I'm just back from a week's wifi-free holiday, so got quite a lot of reading done, and also had a couple of books I read before leaving but didn't review, so here's my catch-up list:
18 The Night Guest - Fiona McFarlane
Australian novel. Ruth, an elderly widow, is living alone in a beach house on the New South Wales Coast. One night she is sure she can hear a tiger prowling around her living room. A few days later, a cheerful woman, Frida, turns up saying the government has sent her to help Ruth; gradually, she gets more and more involved in Ruth's life, until there comes a point where Ruth starts to wonder if she can trust neither Frida nor her own senses. What starts out as a warm, quirky novel becomes increasingly psychologically intense. A good read.
19 My Falling Down House - Jayne Joso
Set in Japan, but by a British author. A young man has lost his job, his girlfriend and his home, so starts living in a rickety abandoned house attached to a temple in the outskirts of Tokyo. He spends his days alone, thinking, not eating much, trying to repair the house and also designing cardboard-box homes. He withdraws further and further into himself, to the point of madness and almost physical self-destruction. A thought-provoking book, which although it is set very much in contemporary Japan tackles some universal themes about how we understand ourselves and our relation to society and the outside world. Probably a bit of a niche one but I am glad I stumbled upon it.
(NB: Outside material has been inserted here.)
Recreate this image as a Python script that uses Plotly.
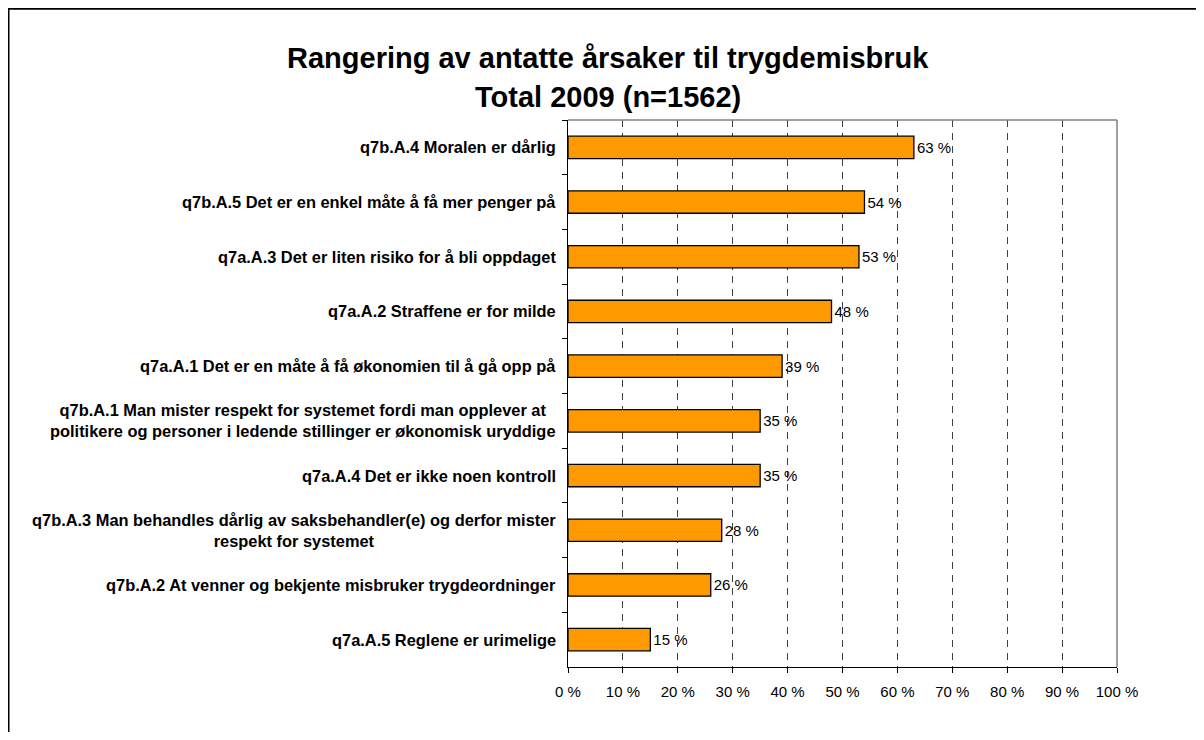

20 The Little Breton Bistro - Nina George
I was holidaying in Brittany, so this seemed appropriate, but I regretted the choice.
Up-lit/chick-lit for the more mature market, with a large dollop of new-age Arthurian mysticism and a message that it is never too late to find yourself (and also find love, of course). The author is German, so the main character is a 60-ish German woman with an awful husband, who tries to escape him by throwing herself into the Seine on a holiday in Paris, but is rescued. She ends up fleeing to a little village in Brittany, where she is immediately given a job and accommodation at the bistro of the title, and despite hardly speaking French to start with, learns both French and Breton almost instantly, forming deep friendships and having meaningful conversations with a cast of quirky characters with troubled pasts etc etc. No cliche of rural French life is left untroubled, and the plot twists can be seen a mile off.
21 Clever Girl - Tessa Hadley
This is the third book of Tessa Hadley's I have read; after the first two, I wouldn't have picked it myself, but it is for my book group and is actually much better than the other two.
The book follows the life from childhood of Stella, a girl growing up with her single mother in a grotty flat in a war-damaged part of Bristol in the 50s and 60s. She is clever, and seems to have the chance to use her intelligence to escape, but not clever enough to avoid some of life's more obvious pitfalls. Introspective, and possibly a little monotonous in tone, but an interesting take on the choices we make (or are forced to make) in life.
22 Le Chien de Madame Halberstadt - Stephane Carlier
This was on a 'new books we love' table in the local bookshop in Brittany, so I picked it up as a holiday read to stretch my French a little (but not so far as needing to read with a dictionary in the other hand). It's basically sort of Nick Hornby-lite: novelist in his late 30s sinks into depression after his latest book flops (he obsessively checks Amazon, where it is languishing at around number 470,000 in the best-seller lists...), his girlfriend leaves him for their dentist and even his mother only gives his book a 3* review. But then his neighbour asks him to look after her pug for a few days, and life seems to take a miraculous turn for the better...
I would guess this one is unlikely ever to be translated into English, but if it were, I'd rate it much higher as holiday reading than the Breton Bistro book, though the final scene featuring an eagle was little traumatic for dog-lovers.